Introduction: Ischemia reperfusion injury (IRI) of donation After Cardiac death (DCD) transplanted kidney is the key factor of acute renal injury, acute and chronic rejection of renal transplantation and transplanted kidney disease.The latest researches show that mesenchymal stem cells (MSCs) have the function of protecting damaged tissues and organs and strong immune regulation. Induced pluripotent stem (iPS) cells have higher proliferative capacity and exosome secretion potential than MSCs. In addition to the functions of stem cells, exosomes have the unique ability to cross the blood-brain barrier and deliver remotely, which means that exosomes have better advantages in clinical disease treatment compared with the therapeutic potential of stem cells. Therefore, the main purpose of this study is to clarify the role of IPS derived exosomes in protecting the IRI of DCD transplanted kidney and regulating its local immune microenvironment.

Methods: The iPS cells were passaged to the third passage and massively expanded. After 48 hours of culture, 100 mL of cell culture supernatant was collected and exosomes were extracted from the supernatant by the kit method, and the morphology and surface membrane marker proteins of the exosomes were identified. The SD rats were established with DCD renal transplantation model and 10, 50, and 100 μg of exosomes were infused into that SD rats respectively, and a PBS control group was set at the same time. On the 3rd, 5th, 7th, 14th and 28th days after transplantation, the content of cytokines in the serum of the recipient rats, the proportion of lymphocyte subsets CD4+CD25+Foxp3+Tregs in the spleen and the relative expression of Foxp3 mRNA were detected. The proliferation of renal tubular cells was detected by PCNA immunofluorescence. The pathological changes of renal tissue were determined by HE staining, and the apoptosis of renal tubular epithelial cells was detected by Tunel staining. The infiltration of inflammatory cells was detected by immunohistochemistry. The expression changes of regulatory T cells in renal tissue and macrophage phenotypic characteristics were analyzed by flow cytometry.

Results: The experimental amount of exosomes was successfully obtained, and the morphology was observed by transmission electron microscope. The exosomes were round or oval membranous vesicles with uniform size, and the edges were clearly visible. The TSG101, CD63, and CD9 proteins were highly expressed on the exosome membrane surface by western-blot. A DCD rat kidney transplantation model was successfully established. The expression levels of IL-12, IL-2, IFN-γ, and TNF-α in the serum of each group were increased to varying degrees from the 3rd day after operation.

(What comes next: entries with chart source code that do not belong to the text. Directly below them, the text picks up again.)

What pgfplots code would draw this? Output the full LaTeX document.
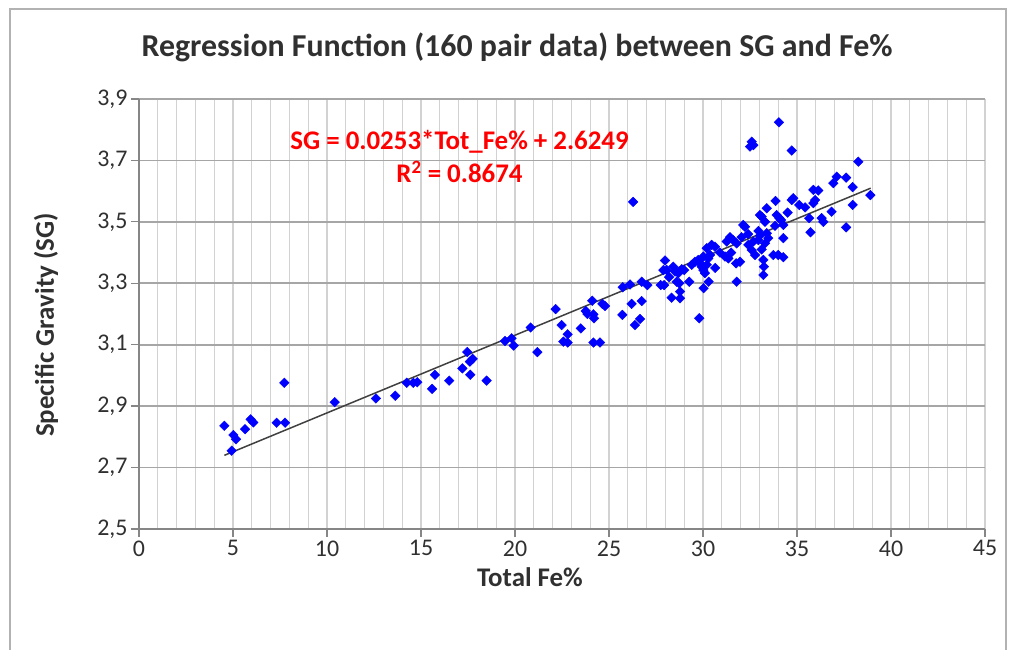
\documentclass[border=0pt]{standalone}
\usepackage{fontspec}
\setmainfont{Carlito}
\usepackage{pgfplots}
\usepackage{pgfplotstable}
\pgfplotsset{compat=1.18}
\definecolor{gridv}{HTML}{D2D2D2}
\definecolor{gridh}{HTML}{A6A6A6}
\definecolor{axisgray}{HTML}{868686}
\definecolor{txt}{HTML}{303030}

% Fe% vs SG
\pgfplotstableread{
x y
4.54 2.836
5.02 2.806
5.16 2.792
4.93 2.755
5.64 2.825
5.94 2.857
6.08 2.847
7.32 2.846
7.77 2.846
7.73 2.976
10.41 2.913
12.60 2.925
13.63 2.934
14.24 2.976
14.59 2.976
14.80 2.978
15.59 2.956
15.74 3.002
16.50 2.983
17.20 3.023
17.46 3.076
17.60 3.045
17.75 3.054
17.62 3.002
18.49 2.983
19.47 3.112
19.82 3.121
19.93 3.097
20.83 3.156
21.19 3.076
22.16 3.216
22.48 3.164
22.80 3.134
22.57 3.110
22.80 3.107
23.50 3.153
23.76 3.210
23.85 3.200
24.11 3.243
24.17 3.199
24.20 3.186
24.17 3.107
24.52 3.107
24.65 3.233
24.79 3.226
25.73 3.287
26.12 3.296
26.20 3.233
25.71 3.197
26.38 3.164
26.65 3.184
26.74 3.242
26.74 3.305
27.04 3.294
26.28 3.565
27.75 3.294
27.93 3.294
27.98 3.374
27.89 3.343
28.07 3.343
28.33 3.253
28.78 3.251
28.78 3.273
28.42 3.354
28.51 3.338
28.69 3.333
28.87 3.346
29.00 3.343
28.60 3.305
28.74 3.300
29.27 3.305
29.80 3.186
30.03 3.284
30.30 3.305
29.57 3.370
29.75 3.376
29.84 3.365
29.93 3.354
30.02 3.343
30.10 3.333
30.20 3.360
30.28 3.381
30.37 3.392
30.02 3.387
30.20 3.414
30.46 3.425
30.64 3.419
31.26 3.436
31.44 3.450
31.17 3.387
31.35 3.381
31.76 3.365
31.97 3.370
31.79 3.305
31.60 3.441
31.79 3.430
32.41 3.425
32.59 3.408
32.77 3.392
32.68 3.436
32.94 3.441
33.21 3.376
33.24 3.354
33.21 3.327
33.30 3.430
33.47 3.447
33.39 3.463
32.14 3.490
32.23 3.484
33.03 3.522
33.12 3.517
33.39 3.544
33.86 3.568
33.92 3.522
34.06 3.512
34.15 3.506
33.83 3.487
34.27 3.490
34.27 3.447
33.74 3.392
34.00 3.392
34.27 3.385
34.72 3.571
34.80 3.577
35.12 3.555
35.43 3.547
35.65 3.512
35.72 3.466
35.87 3.604
36.13 3.602
35.96 3.571
35.87 3.561
36.31 3.512
36.40 3.500
36.84 3.533
36.93 3.626
37.11 3.647
37.61 3.644
37.96 3.613
37.96 3.555
37.61 3.482
38.26 3.696
38.90 3.587
34.04 3.824
32.59 3.761
32.68 3.750
32.50 3.745
34.72 3.732
32.05 3.450
32.40 3.460
33.03 3.455
33.12 3.410
30.90 3.400
29.40 3.360
28.20 3.320
33.30 3.500
34.50 3.530
31.50 3.400
32.95 3.470
30.65 3.350
}\fedata

\newcommand\tickfont{\fontsize{24}{28}\selectfont\color{txt}}

\begin{document}
\begin{tikzpicture}[x=1bp,y=1bp]
\path[use as bounding box] (0,0) rectangle (1016,650);
\draw[gray!60, line width=1.5bp] (10,0) -- (10,641) -- (1006,641) -- (1006,0);

\node[font=\bfseries\fontsize{32}{36}\selectfont, txt] at (517,603)
  {Regression Function (160 pair data) between SG and Fe\%};

\begin{axis}[
    at={(139bp,121bp)}, anchor=south west,
    scale only axis, width=846bp, height=430bp,
    xmin=0, xmax=45, ymin=2.5, ymax=3.9,
    xtick={0,5,...,45}, minor x tick num=4,
    ytick={2.5,2.7,2.9,3.1,3.3,3.5,3.7,3.9},
    /pgf/number format/assume math mode=true,
    xticklabel={\tickfont\pgfmathprintnumber{\tick}},
    yticklabel={\tickfont\pgfmathprintnumber[fixed,fixed zerofill,precision=1,use comma]{\tick}},
    xmajorgrids, xminorgrids, ymajorgrids,
    major x grid style={gridv, line width=1.3bp},
    minor x grid style={gridv, line width=1.3bp},
    major y grid style={gridh, line width=1.6bp},
    axis x line*=bottom, axis y line*=left,
    axis line style={axisgray, line width=1.3bp, -},
    tick align=outside, major tick length=8bp, minor tick length=0pt,
    tick style={axisgray, line width=1.3bp},
]
\addplot[only marks, blue, mark=square*, mark size=3.4bp,
  mark options={rotate=45, fill=blue, draw=blue}] table {\fedata};
\addplot[black!75, line width=1.5bp] coordinates {(4.54,2.7398) (38.92,3.6096)};
\node[red, font=\bfseries\fontsize{27}{30}\selectfont] at (axis cs:17.05,3.76)
  {SG = 0.0253*Tot\_Fe\% + 2.6249};
\node[red, font=\bfseries\fontsize{27}{30}\selectfont] at (axis cs:17.05,3.662)
  {R\textsuperscript{2} = 0.8674};
\end{axis}

\node[font=\bfseries\fontsize{27}{30}\selectfont, txt] at (530,73) {Total Fe\%};
\node[font=\bfseries\fontsize{27}{30}\selectfont, txt, rotate=90] at (46,325) {Specific Gravity (SG)};
\end{tikzpicture}
\end{document}
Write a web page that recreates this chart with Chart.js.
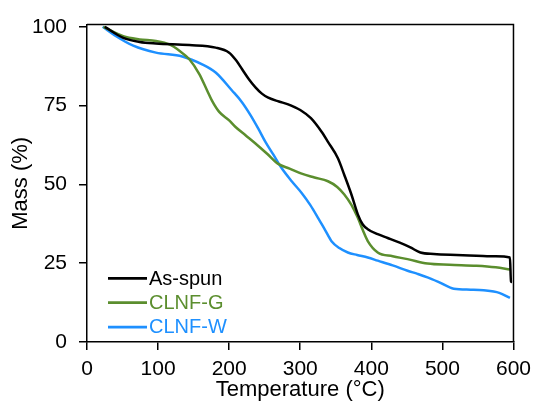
<!DOCTYPE html>
<html>
<head>
<meta charset="utf-8">
<script src="https://cdn.jsdelivr.net/npm/chart.js@4"></script>
<style>
  html, body { margin: 0; padding: 0; background: #fff; }
  canvas { display: block; }
</style>
</head>
<body>
<canvas id="tgaChart" width="538" height="403"></canvas>
<script>
// series (temperature in °C, mass in %)
const asSpunT = [25, 51, 74, 97, 144, 181, 200, 210, 218, 228, 237, 246, 255, 270, 283, 300, 315, 330, 339, 353, 362, 372, 381, 388, 395, 409, 423, 440, 455, 469, 488, 520, 548, 575, 595, 596.5, 598];
const asSpunM = [100, 96.5, 95.2, 94.7, 94.2, 93.4, 91.8, 89.3, 86.6, 83.3, 80.8, 78.8, 77.5, 76.3, 75.4, 73.6, 71, 66.7, 63.5, 58.3, 53, 46.8, 40.5, 37.3, 35.8, 34.2, 33, 31.5, 30, 28.4, 27.9, 27.6, 27.4, 27.2, 26.8, 19.2, 19];

const clnfGT = [23, 51, 74, 97, 116, 130, 144, 158, 169, 176, 186, 200, 209, 223, 237, 253, 269, 285, 302, 320, 339, 352, 362, 372, 381, 388, 395, 409, 430, 451, 479, 510, 548, 575, 595];
const clnfGM = [100, 97, 96, 95.5, 94.4, 92.4, 89.7, 85, 79.8, 76.5, 73, 70.3, 68.2, 65.6, 63, 59.8, 56.5, 55, 53.4, 52.2, 51, 49.2, 46.8, 43.5, 39.4, 35.5, 32, 28.4, 27.2, 26.3, 24.9, 24.5, 24.2, 23.7, 23];

const clnfWT = [22, 41, 65, 97, 134, 162, 181, 204, 218, 230, 241, 251, 262, 274, 288, 302, 314, 325, 335, 344, 355, 367, 380, 395, 409, 430, 451, 465, 479, 495, 516, 540, 558, 580, 595];
const clnfWM = [100, 97, 94, 91.8, 90.6, 88.1, 85.5, 79.8, 76.1, 72, 67.7, 63.5, 59.5, 55.1, 51, 47.3, 43.5, 39.4, 35.5, 32, 29.8, 28.4, 27.6, 26.8, 25.8, 24.3, 22.6, 21.6, 20.5, 19, 16.9, 16.6, 16.4, 15.6, 14];

const seriesLabels = ['As-spun', 'CLNF-G', 'CLNF-W'];
const seriesColors = ['#000000', '#5B8E2E', '#1E90FF'];
const xTicks = [0, 100, 200, 300, 400, 500, 600];
const yTicks = [0, 25, 50, 75, 100];

const FONT = '"Liberation Sans", Arial, sans-serif';

const toPoints = (xs, ys) => xs.map((x, i) => ({x: x, y: ys[i]}));

// top/right frame plus the in-plot legend with coloured text
const frameAndLegend = {
    id: 'frameAndLegend',
    afterDatasetsDraw(chart) {
        const {ctx, chartArea: a} = chart;
        ctx.save();
        ctx.strokeStyle = '#000';
        ctx.lineWidth = 1.5;
        ctx.beginPath();
        ctx.moveTo(a.left, a.top);
        ctx.lineTo(a.right, a.top);
        ctx.lineTo(a.right, a.bottom);
        ctx.stroke();

        ctx.font = '20px ' + FONT;
        ctx.textBaseline = 'middle';
        ctx.textAlign = 'left';
        chart.data.datasets.forEach((ds, i) => {
            const y = a.bottom - 63.7 + i * 24.4;
            ctx.strokeStyle = ds.borderColor;
            ctx.lineWidth = 2.7;
            ctx.beginPath();
            ctx.moveTo(a.left + 21, y);
            ctx.lineTo(a.left + 60, y);
            ctx.stroke();
            ctx.fillStyle = ds.borderColor;
            ctx.fillText(ds.label, a.left + 62, y + 0.8);
        });
        ctx.restore();
    }
};

const ctx = document.getElementById('tgaChart').getContext('2d');
new Chart(ctx, {
    type: 'line',
    data: {
        datasets: [
            {label: seriesLabels[0], data: toPoints(asSpunT, asSpunM), borderColor: seriesColors[0]},
            {label: seriesLabels[1], data: toPoints(clnfGT, clnfGM), borderColor: seriesColors[1]},
            {label: seriesLabels[2], data: toPoints(clnfWT, clnfWM), borderColor: seriesColors[2]}
        ].map(ds => Object.assign(ds, {
            borderWidth: 2.5,
            pointRadius: 0,
            fill: false,
            tension: 0.4,
            cubicInterpolationMode: 'monotone'
        }))
    },
    plugins: [frameAndLegend],
    options: {
        responsive: false,
        animation: false,
        devicePixelRatio: 1,
        layout: {
            padding: {left: 0, right: 21, top: 22, bottom: 0}
        },
        plugins: {
            legend: {display: false},
            tooltip: {enabled: false}
        },
        scales: {
            x: {
                type: 'linear',
                min: 0,
                max: 600,
                afterBuildTicks: scale => { scale.ticks = xTicks.map(v => ({value: v})); },
                afterFit: scale => { scale.height = 61; },
                border: {display: true, color: '#000', width: 1.5},
                grid: {drawOnChartArea: false, drawTicks: true, tickLength: 8, color: '#000', lineWidth: 1.5},
                ticks: {color: '#000', padding: 7, maxRotation: 0, font: {family: FONT, size: 21}},
                title: {display: true, text: 'Temperature (°C)', color: '#000', padding: {top: 0, bottom: 0}, font: {family: FONT, size: 22}}
            },
            y: {
                type: 'linear',
                min: 0,
                max: 100.7,
                afterBuildTicks: scale => { scale.ticks = yTicks.map(v => ({value: v})); },
                afterFit: scale => { scale.width = 87; },
                border: {display: true, color: '#000', width: 1.5},
                grid: {drawOnChartArea: false, drawTicks: true, tickLength: 8, color: '#000', lineWidth: 1.5},
                ticks: {color: '#000', padding: 12, font: {family: FONT, size: 21}},
                title: {display: true, text: 'Mass (%)', color: '#000', padding: {top: 8, bottom: 0}, font: {family: FONT, size: 22}}
            }
        }
    }
});
</script>
</body>
</html>
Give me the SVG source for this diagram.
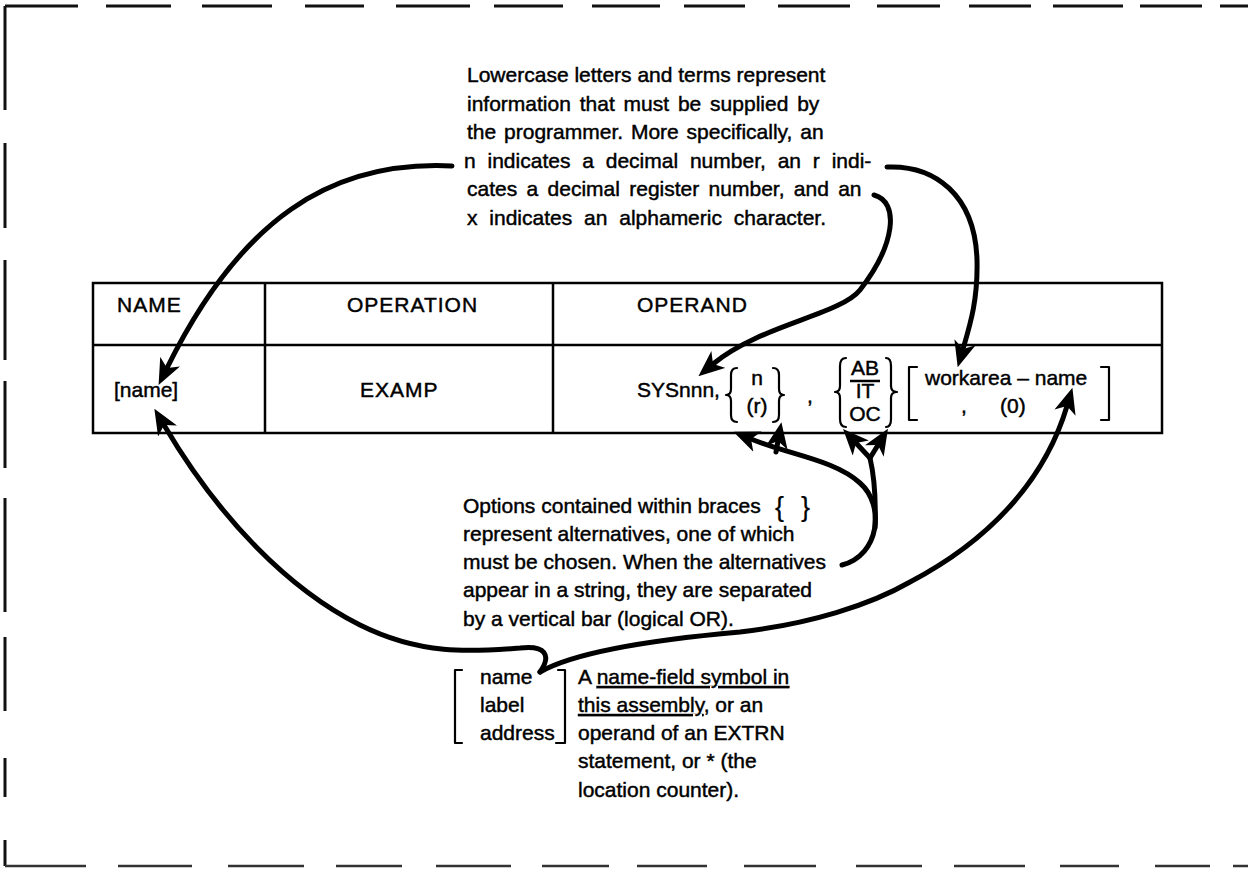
<svg xmlns="http://www.w3.org/2000/svg" width="1248" height="869" viewBox="0 0 1248 869">
  <style>
    .t { font-family: "Liberation Sans", Arial, sans-serif; font-size: 21px; fill: #000; stroke: #000; stroke-width: 0.45px; }
    .hd { letter-spacing: 1px; }
    .mid { text-anchor: middle; }
    .frame { stroke: #111; stroke-width: 3; fill: none; }
    .grid { stroke: #000; stroke-width: 2.5; fill: none; }
    .brace { stroke: #000; stroke-width: 2.2; fill: none; stroke-linecap: round; stroke-linejoin: round; }
    .conn { stroke: #000; stroke-width: 5; fill: none; stroke-linecap: round; }
    .ul { text-decoration: underline; }
  </style>
  <defs>
    <marker id="ah" viewBox="-26 -11 26 22" refX="-19" refY="0" markerWidth="26" markerHeight="22" markerUnits="userSpaceOnUse" orient="auto">
      <path d="M0,0 L-26,-11 L-19,0 L-26,11 Z" fill="#000"/>
    </marker>
  </defs>

  <rect width="1248" height="869" fill="#fff"/>

  <!-- dashed frame -->
  <g id="frame" class="frame">
    <path d="M5,6 H78 M106,6 H171 M202,6 H272 M305,6 H364 M396,6 H470 M494,6 H563 M592,6 H660 M684,6 H745 M778,6 H850 M877,6 H940 M969,6 H1031 M1053,6 H1123 M1140,6 H1202 M1220,6 H1248"/>
    <path d="M5,6 V110 M5,143 V228 M5,260 V360 M5,381 V468 M5,498 V612 M5,637 V711 M5,758 V797 M5,840 V866"/>
    <path stroke="#333" stroke-width="2.5" d="M5,866 H86 M118,866 H192 M228,866 H304 M336,866 H402 M436,866 H511 M542,866 H609 M637,866 H707 M744,866 H816 M856,866 H922 M954,866 H1025 M1060,866 H1119 M1155,866 H1210 M1233,866 H1248"/>
  </g>

  <!-- note on lowercase terms -->
  <g id="note-lowercase" class="t">
    <text x="467" y="82">Lowercase letters and terms represent</text>
    <text x="467" y="111" word-spacing="3">information that must be supplied by</text>
    <text x="467" y="139" word-spacing="2">the programmer.  More specifically, an</text>
    <text x="464" y="168" word-spacing="6">n indicates a decimal number, an r indi-</text>
    <text x="467" y="196" word-spacing="3.5">cates a decimal register number, and an</text>
    <text x="467" y="225" word-spacing="6">x indicates an alphameric character.</text>
  </g>

  <!-- statement format table -->
  <g id="format-table">
    <rect class="grid" x="93" y="283" width="1069" height="150"/>
    <path class="grid" d="M93,345 H1162 M265,283 V433 M553,283 V433"/>
    <g class="t hd">
      <text x="117" y="312">NAME</text>
      <text x="347" y="312">OPERATION</text>
      <text x="637" y="312">OPERAND</text>
    </g>
    <g class="t">
      <text x="114" y="397">[name]</text>
      <text x="360" y="397" class="hd">EXAMP</text>
      <text x="637" y="397">SYSnnn,</text>
    </g>
  </g>

  <!-- operand alternatives -->
  <g id="operand-options">
    <path class="brace" d="M737,368 Q731,368 731,375 L731,389 Q731,395 726,395 Q731,395 731,401 L731,415 Q731,422 737,422"/>
    <text class="t mid" x="757" y="385">n</text>
    <text class="t mid" x="757" y="413">(r)</text>
    <path class="brace" d="M773,368 Q779,368 779,375 L779,389 Q779,395 784,395 Q779,395 779,401 L779,415 Q779,422 773,422"/>
    <text class="t" x="807" y="403">,</text>
    <path class="brace" d="M846,358 Q840,358 840,366 L840,386 Q840,392 835,392 Q840,392 840,398 L840,419 Q840,427 846,427"/>
    <text class="t mid" x="865" y="375">AB</text>
    <path class="grid" stroke-width="2" d="M850,381 H880"/>
    <text class="t mid" x="865" y="398">IT</text>
    <text class="t mid" x="865" y="421">OC</text>
    <path class="brace" d="M886,358 Q891,358 891,366 L891,386 Q891,392 897,392 Q891,392 891,398 L891,419 Q891,427 886,427"/>
    <path class="brace" d="M917,367 H909 V420 H917"/>
    <text class="t" x="925" y="385">workarea – name</text>
    <text class="t" x="961" y="413">,</text>
    <text class="t" x="1000" y="413">(0)</text>
    <path class="brace" d="M1101,367 H1109 V420 H1101"/>
  </g>

  <!-- note on braces -->
  <g id="note-braces" class="t">
    <text x="463" y="513">Options contained within braces</text>
    <text x="775" y="516" font-size="27" stroke-width="0.2">{</text>
    <text x="801" y="516" font-size="27" stroke-width="0.2">}</text>
    <text x="463" y="541">represent alternatives, one of which</text>
    <text x="463" y="569">must be chosen.  When the alternatives</text>
    <text x="463" y="597">appear in a string, they are separated</text>
    <text x="463" y="626">by a vertical bar (logical OR).</text>
  </g>

  <!-- name / label / address -->
  <g id="name-label-address">
    <path class="brace" d="M462,670 H455 V743 H462"/>
    <g class="t">
      <text x="480" y="684">name</text>
      <text x="480" y="712">label</text>
      <text x="480" y="740">address</text>
    </g>
    <path class="brace" d="M558,670 H565 V743 H556"/>
  </g>

  <g id="note-name-field" class="t">
    <text x="578" y="684">A <tspan class="ul">name-field symbol in</tspan></text>
    <text x="578" y="712"><tspan class="ul">this assembly</tspan>, or an</text>
    <text x="578" y="740">operand of an EXTRN</text>
    <text x="578" y="768">statement, or * (the</text>
    <text x="578" y="797">location counter).</text>
  </g>

  <!-- connectors -->
  <g id="connectors" class="conn">
    <path d="M452,166 C330,160 240,220 167,368" marker-end="url(#ah)"/>
    <path d="M887,167 C935,165 975,195 977,260 C978,300 970,325 963,349" marker-end="url(#ah)"/>
    <path d="M874,195 C900,202 895,245 860,290 C840,315 760,325 713,364" marker-end="url(#ah)"/>

    <path d="M842,565 C880,555 885,505 860,483 C835,460 790,455 751,439" marker-end="url(#ah)"/>
    <path d="M776,452 L778,441" marker-end="url(#ah)"/>
    <path d="M875,528 C876,500 874,475 870,458"/>
    <path d="M870,458 L856,443" marker-end="url(#ah)"/>
    <path d="M870,458 L878,445" marker-end="url(#ah)"/>

    <path d="M540,672 C552,655 545,645 520,648 C470,652 420,655 360,625 C290,590 220,520 164,425" marker-end="url(#ah)"/>
    <path d="M540,672 C575,652 650,640 740,632 C810,624 870,605 910,582 C990,540 1045,480 1067,406" marker-end="url(#ah)"/>
  </g>
</svg>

On the 3rd and 7th days, the levels of IL-12, IL-2, IFN-γ, and TNF-α in the 100 μg exosome infusion group were significantly lower than those in the 10 μg, 50 μg and PBS groups (P<0.05), and the expression level of IL-10 in the 100 μg exosome infusion group was significantly higher than 10μg, 50μg and PBS groups (P<0.05). On the 28th day, the expression level of IL-10 in the 100 μg exosome infusion group was significantly higher than other groups (P<0.01). Compared with other groups, the CD4+CD25+Tregs and CD4+CD25+Foxp3+Tregs accounted for the highest proportion of CD4+T cells in the spleen of the 100μg infusion group (P<0.05). On the 28th day, the expression level of Foxp3 mRNA in the 100 μg infusion group was significantly higher than that in the 50 μg group (P<0.05). The stainings of PCNA, HE and Tunel showed that SD rats infused with 100μg exosomes could significantly reduce the pathological damage, inflammatory response and apoptosis of renal tubular epithelial cells in the transplanted kidney, promote the proliferation of renal tubular epithelial cells, and have a protective effect on IRI kidney. On the 28th day, the expression of CD4+CD25+Foxp3+Tregs cells in the transplanted kidney tissue was significantly increased, which further promoted the differentiation of macrophages into the immunomodulatory M2 subset.

Conclusions: The infusion of iPS-derived high-dose exosomes is involved in the protection of the DCD kidney transplant during IRI process, and alleviates the acute and chronic injury of the DCD kidney transplant, and promotes the formation of the local immunosuppressive microenvironment in the DCD kidney transplantation.